In 1922, the Soviets formed the Transcaucasian, combining Georgia, Armenia and Azerbaijan which became part of the USSR. Armenia became an independent republic in 1991.


Armenia is home to astounding world heritage sites, ancient monasteries and  friendly people. It has 98.1% Armenians; the rest are Yezidis, Russians, Assyrians, Ukrainians, Kurds and Greeks. 

Their language is Armenian and their religion Christianity (Armenian Apostolic Church). Thus religion has a strong influence on their everyday life. 


Agricultural work occupies 45% of the territory of the country with 20% dealing with cultivation and 25% with grazing. The main agricultural products are cucurbita, potatoes, wheat, grapevine, sugar beet, cotton, tobacco and tea. Stockbreeders are specialised in cattle and in the mountainous regions, they breed sheep. All these are reflected in the Armenian cuisine. 

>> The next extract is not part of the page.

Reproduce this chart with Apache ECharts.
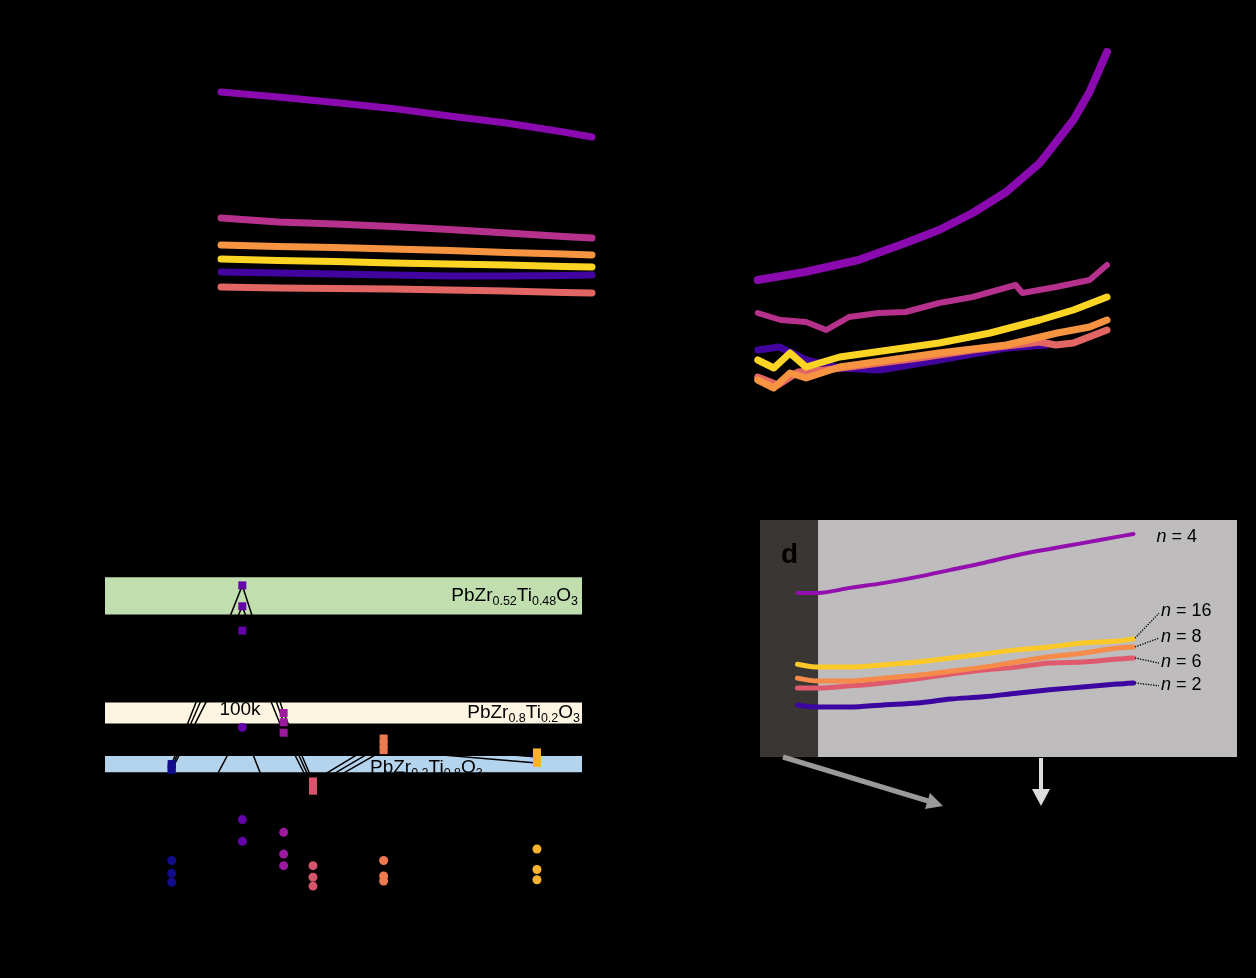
<!DOCTYPE html>
<html lang="en">
<head>
    <meta charset="utf-8">
    <title>PZT superlattices</title>
    <script src="https://cdn.jsdelivr.net/npm/echarts@6/dist/echarts.min.js"></script>
    <style>
        html, body { margin: 0; padding: 0; background: #000; }
        #main { width: 1256px; height: 978px; }
    </style>
</head>
<body>
<div id="main"></div>
<script type="text/javascript">
    // ---- panel a ----
    var tA = [40, 80, 120, 160, 200, 240, 280, 300];
    var aPurple  = [1640, 1615, 1588, 1558, 1520, 1485, 1440, 1415];
    var aMagenta = [1010, 990, 980, 968, 953, 935, 918, 910];
    var aOrange  = [875, 868, 863, 855, 848, 838, 830, 825];
    var aYellow  = [805, 798, 793, 785, 780, 775, 768, 765];
    var aIndigo  = [740, 735, 730, 725, 720, 720, 723, 725];
    var aSalmon  = [665, 660, 658, 655, 650, 645, 638, 635];

    // ---- panel b ----
    var tBPurple  = [40, 75, 115, 150, 175, 200, 225, 250, 275, 287, 300];
    var bPurple   = [0.140, 0.148, 0.160, 0.177, 0.190, 0.207, 0.228, 0.257, 0.300, 0.328, 0.368];
    var tBMagenta = [40, 57, 76, 91, 108, 130, 150, 175, 200, 232, 237, 262, 287, 300];
    var bMagenta  = [0.107, 0.100, 0.098, 0.090, 0.103, 0.107, 0.108, 0.117, 0.123, 0.135, 0.127, 0.133, 0.140, 0.155];
    var tBYellow  = [40, 52, 64, 76, 101, 138, 175, 213, 250, 275, 300];
    var bYellow   = [0.060, 0.052, 0.067, 0.053, 0.063, 0.070, 0.077, 0.087, 0.100, 0.110, 0.123];
    var tBOrange  = [40, 52, 64, 76, 101, 138, 175, 225, 263, 287, 300];
    var bOrange   = [0.040, 0.032, 0.047, 0.042, 0.053, 0.060, 0.067, 0.075, 0.087, 0.093, 0.100];
    var tBPink    = [40, 55, 70, 90, 120, 160, 200, 250, 262, 275, 300];
    var bPink     = [0.043, 0.035, 0.048, 0.050, 0.055, 0.062, 0.070, 0.078, 0.075, 0.077, 0.090];
    var tBIndigo  = [40, 56, 76, 101, 131, 175, 225, 255];
    var bIndigo   = [0.070, 0.073, 0.060, 0.052, 0.050, 0.060, 0.072, 0.075];

    // ---- panel c ----
    var cN = [2, 4, 6, 8, 16, 72];
    var cColors = ['#100c8a', '#6404a8', '#9c1a9e', '#d6556d', '#ee7a52', '#fcb12f'];
    var sq1k   = [15.6, 31.0, 20.0, 14.1, 17.8, 16.6];
    var sq10k  = [15.3, 29.2, 19.2, 13.7, 17.3, 16.2];
    var sq100k = [15.1, 27.1, 18.3, 13.3, 16.8, 15.7];
    var ci1k   = [1.84, 2.88, 2.06, 1.80, 1.84, 1.93];
    var ci10k  = [1.74, 2.16, 1.89, 1.71, 1.72, 1.77];
    var ci100k = [1.67, 1.99, 1.80, 1.64, 1.68, 1.69];
    var bandPZT52 = [28.5, 31.7];
    var bandPZT80 = [19.1, 20.9];
    var bandPZT20 = [14.9, 16.3];

    // ---- panel d ----
    var tD = [25, 39, 60, 82, 105, 127, 149, 171, 193, 215, 238, 249];
    var dN4  = [4.47, 4.47, 4.61, 4.74, 4.91, 5.10, 5.29, 5.50, 5.67, 5.83, 6.00, 6.08];
    var dN16 = [2.53, 2.45, 2.45, 2.51, 2.59, 2.70, 2.81, 2.92, 3.00, 3.11, 3.16, 3.22];
    var dN8  = [2.15, 2.07, 2.07, 2.15, 2.23, 2.34, 2.45, 2.59, 2.73, 2.83, 2.97, 3.00];
    var dN6  = [1.88, 1.88, 1.94, 2.02, 2.13, 2.26, 2.37, 2.45, 2.56, 2.59, 2.67, 2.70];
    var dN2  = [1.42, 1.36, 1.36, 1.42, 1.47, 1.58, 1.64, 1.74, 1.83, 1.91, 1.99, 2.02];
    var dDarkEnd = 38.7;

    var FONT = '"Liberation Sans", Arial, sans-serif';

    function pairs(xs, ys) {
        return xs.map(function (x, i) { return [x, ys[i]]; });
    }
    function colored(ys) {
        return cN.map(function (n, i) {
            return { value: [n, ys[i]], itemStyle: { color: cColors[i] } };
        });
    }
    function hiddenAxis(extra) {
        var ax = {
            type: 'value',
            axisLine: { show: true, lineStyle: { color: '#000' } },
            axisTick: { show: false },
            axisLabel: { show: false },
            splitLine: { show: false }
        };
        for (var k in extra) ax[k] = extra[k];
        return ax;
    }
    function curve(xi, yi, xs, ys, color, width, z) {
        return {
            type: 'line', xAxisIndex: xi, yAxisIndex: yi,
            data: pairs(xs, ys),
            showSymbol: false, smooth: false, z: z || 2,
            lineStyle: { color: color, width: width, cap: 'round', join: 'round' }
        };
    }
    function dCurve(ys, color, width) {
        var s = curve(3, 4, tD, ys, color, width, 3);
        s.smooth = 0.3;
        return s;
    }
    function frqLine(ys, symbol, size, yi) {
        return {
            type: 'line', xAxisIndex: 2, yAxisIndex: yi,
            data: colored(ys),
            symbol: symbol, symbolSize: size, showSymbol: true, z: 3,
            lineStyle: { color: '#000', width: 1.5 }
        };
    }
    var subRich = {
        m: { fontSize: 19, fontFamily: FONT, color: '#000' },
        s: { fontSize: 12.5, fontFamily: FONT, color: '#000', padding: [12, 0, 0, 0] }
    };
    var nRich = {
        i: { fontSize: 18, fontFamily: FONT, fontStyle: 'italic', color: '#000' },
        t: { fontSize: 18, fontFamily: FONT, color: '#000' }
    };
    function nLabel(t, y, txt) {
        return {
            coord: [t, y],
            label: { show: true, position: 'right', distance: 0, formatter: '{i|n}{t| = ' + txt + '}', rich: nRich }
        };
    }
    function leader(t0, y0, t1, y1) {
        return [{ coord: [t0, y0] }, { coord: [t1, y1] }];
    }

    var chart = echarts.init(document.getElementById('main'), null, { renderer: 'canvas' });
    var option = {
        backgroundColor: '#000',
        animation: false,
        grid: [
            { left: 164, top: 40, width: 428, height: 380, outerBoundsMode: 'none' },
            { left: 704, top: 40, width: 403, height: 380, outerBoundsMode: 'none' },
            { left: 105, top: 481, width: 477, height: 464, outerBoundsMode: 'none' },
            { left: 760, top: 520, width: 477, height: 237, outerBoundsMode: 'none' }
        ],
        xAxis: [
            hiddenAxis({ gridIndex: 0, min: 0, max: 300 }),
            hiddenAxis({ gridIndex: 1, min: 0, max: 300 }),
            hiddenAxis({ gridIndex: 2, type: 'log', logBase: 2, min: 1.04, max: 112 }),
            hiddenAxis({
                gridIndex: 3, min: 0, max: 318, interval: 20, position: 'top',
                axisTick: { show: true, inside: true, length: 7, lineStyle: { color: '#000', width: 1.2 } }
            })
        ],
        yAxis: [
            hiddenAxis({ gridIndex: 0, min: 0, max: 1900 }),
            hiddenAxis({ gridIndex: 1, min: 0, max: 0.38 }),
            hiddenAxis({
                gridIndex: 2, min: 0, max: 40, interval: 10,
                axisTick: { show: true, inside: true, length: 7, lineStyle: { color: '#000', width: 1.2 } }
            }),
            hiddenAxis({
                gridIndex: 2, min: 1.18, max: 4.805, position: 'right',
                axisTick: { show: true, inside: true, length: 5, lineStyle: { color: '#000', width: 1.2 } }
            }),
            hiddenAxis({
                gridIndex: 3, min: 0, max: 6.46, interval: 1, position: 'right',
                axisTick: { show: true, inside: true, length: 7, lineStyle: { color: '#000', width: 1.2 } }
            })
        ],
        graphic: [
            { type: 'line', z: 100, shape: { x1: 783, y1: 757, x2: 928, y2: 801 }, style: { stroke: '#9a9a9a', lineWidth: 5 } },
            { type: 'polygon', z: 100, shape: { points: [[943, 806], [925, 809], [930, 793]] }, style: { fill: '#9a9a9a' } },
            { type: 'line', z: 100, shape: { x1: 1041, y1: 758, x2: 1041, y2: 791 }, style: { stroke: '#dcdcdc', lineWidth: 4 } },
            { type: 'polygon', z: 100, shape: { points: [[1032, 789], [1050, 789], [1041, 806]] }, style: { fill: '#dcdcdc' } },
            { type: 'text', z: 100, x: 781, y: 555, style: { text: 'd', fill: '#000', fontSize: 28, fontWeight: 'bold', fontFamily: FONT, verticalAlign: 'middle' } },
            { type: 'text', z: 100, x: 240, y: 710, style: { text: '100k', fill: '#000', fontSize: 19, fontFamily: FONT, align: 'center', verticalAlign: 'middle' } }
        ],
        series: [
            // panel a
            curve(0, 0, tA, aSalmon, '#e26664', 7),
            curve(0, 0, tA, aIndigo, '#42049e', 7),
            curve(0, 0, tA, aYellow, '#fbd424', 7),
            curve(0, 0, tA, aOrange, '#f79442', 7),
            curve(0, 0, tA, aMagenta, '#b5318c', 7),
            curve(0, 0, tA, aPurple, '#8a0ab0', 7),
            // panel b
            curve(1, 1, tBIndigo, bIndigo, '#42049e', 7),
            curve(1, 1, tBPink, bPink, '#e26664', 7),
            curve(1, 1, tBOrange, bOrange, '#f79442', 7),
            curve(1, 1, tBYellow, bYellow, '#fbd424', 7),
            curve(1, 1, tBMagenta, bMagenta, '#b5318c', 6),
            curve(1, 1, tBPurple, bPurple, '#8a0ab0', 8),
            // panel c: reference bands
            {
                type: 'line', xAxisIndex: 2, yAxisIndex: 2, data: [], z: 1,
                markArea: {
                    silent: true,
                    data: [
                        [{
                            yAxis: bandPZT52[0], itemStyle: { color: '#c1deae' },
                            label: { show: true, position: 'insideRight', distance: 4, rich: subRich,
                                formatter: '{m|PbZr}{s|0.52}{m|Ti}{s|0.48}{m|O}{s|3}' }
                        }, { yAxis: bandPZT52[1] }],
                        [{
                            yAxis: bandPZT80[0], itemStyle: { color: '#fdf5e2' },
                            label: { show: true, position: 'insideRight', distance: 2, rich: subRich,
                                formatter: '{m|PbZr}{s|0.8}{m|Ti}{s|0.2}{m|O}{s|3}' }
                        }, { yAxis: bandPZT80[1] }],
                        [{
                            yAxis: bandPZT20[0], itemStyle: { color: '#b4d3ed' },
                            label: { show: true, position: [265, -1], rich: subRich,
                                formatter: '{m|PbZr}{s|0.2}{m|Ti}{s|0.8}{m|O}{s|3}' }
                        }, { yAxis: bandPZT20[1] }]
                    ]
                }
            },
            frqLine(sq1k, 'rect', 8, 2),
            frqLine(sq10k, 'rect', 8, 2),
            frqLine(sq100k, 'rect', 8, 2),
            frqLine(ci1k, 'circle', 9, 3),
            frqLine(ci10k, 'circle', 9, 3),
            frqLine(ci100k, 'circle', 9, 3),
            // panel d: background
            {
                type: 'line', xAxisIndex: 3, yAxisIndex: 4, data: [], z: 1,
                markArea: {
                    silent: true,
                    data: [
                        [{ xAxis: 0, itemStyle: { color: '#3a3634' } }, { xAxis: dDarkEnd }],
                        [{ xAxis: dDarkEnd, itemStyle: { color: '#bebcbc' } }, { xAxis: 318 }]
                    ]
                }
            },
            dCurve(dN2, '#3d06a0', 5),
            dCurve(dN6, '#e05a6e', 5),
            dCurve(dN8, '#f68b4a', 5),
            dCurve(dN16, '#fcc928', 5),
            dCurve(dN4, '#930fae', 4),
            // panel d: labels and dotted leaders
            {
                type: 'line', xAxisIndex: 3, yAxisIndex: 4, data: [], z: 4,
                markPoint: {
                    symbol: 'circle', symbolSize: 1, itemStyle: { color: 'rgba(0,0,0,0)' },
                    data: [
                        nLabel(264, 5.99, '4'),
                        nLabel(267, 3.98, '16'),
                        nLabel(267, 3.27, '8'),
                        nLabel(267, 2.59, '6'),
                        nLabel(267, 1.96, '2')
                    ]
                },
                markLine: {
                    silent: true, symbol: 'none', label: { show: false },
                    lineStyle: { type: 'dotted', color: '#000', width: 1.3 },
                    data: [
                        leader(250, 3.24, 266, 3.92),
                        leader(250, 3.00, 266, 3.24),
                        leader(250, 2.70, 266, 2.56),
                        leader(250, 2.02, 266, 1.94)
                    ]
                }
            }
        ]
    };
    chart.setOption(option);
</script>
</body>
</html>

Map of Armenia, showing some of the places we visited


Our tour of Armenia started with a city tour of Yerevan and Echmiadzin. From there, we moved to Khor Virap near Mt Ararat, and Noravank near Yeghegnadzor and then back to Yerevan. Next day, we drove to Garni and Geghard and then back to Yerevan.

Finally we moved north-east to the Sadakhlo Border passing through Lake Sevan to re-enter Georgia. From Tbilisi in Georgia, we flew back to Kuala Lumpur via Almaty, Kazakhstan.

HIGHTLIGHTS

Yerevan

In Yerevan, we visited the ruins of Zvartnots Temple (Group photo in the 1st picture above) and the museum near it. The Zvartnots Temple (constructed in the 7th century) , is one of the brightest landmarks of medieval Armenian architecture.  Unfortunately it is in ruins due to an earthquake  in the 10th century. We spent some time exploring the ruins of Zvartnots Temple which are a World Heritage Site.  


Seong Chen and Kim Lun looking regal in front of Zvartnots Temple

Kala next to pillars of Zvartnots Temple


Zvartnots ruins: eagle emblem symbolises freedom

We visited the museum next to the Temple. The special architecture and the history of how the Temple was constructed enthralled our members. What was most compelling was that it was a central-plan aisled tetra-conch (circular and multi-tiered) building!



Museum: Chart showing how the Temple was constructed


In Museum: Members marvelling at the
 model of the multi-tiered circular Zvartnots Temple

Christianity was adopted as a state religion in Armenia in 301. The Church of Saint Hripsime, founded in 618, was a
nother UNESCO World Heritage Site. The Church was named after Saint Hripsime, a Roman beauty who spurned the emperor’s marriage proposal and fled to Armenia. In Armenia, she also rejected Armenian King’s proposal and so was tortured and killed. The Church was built in the site where she died.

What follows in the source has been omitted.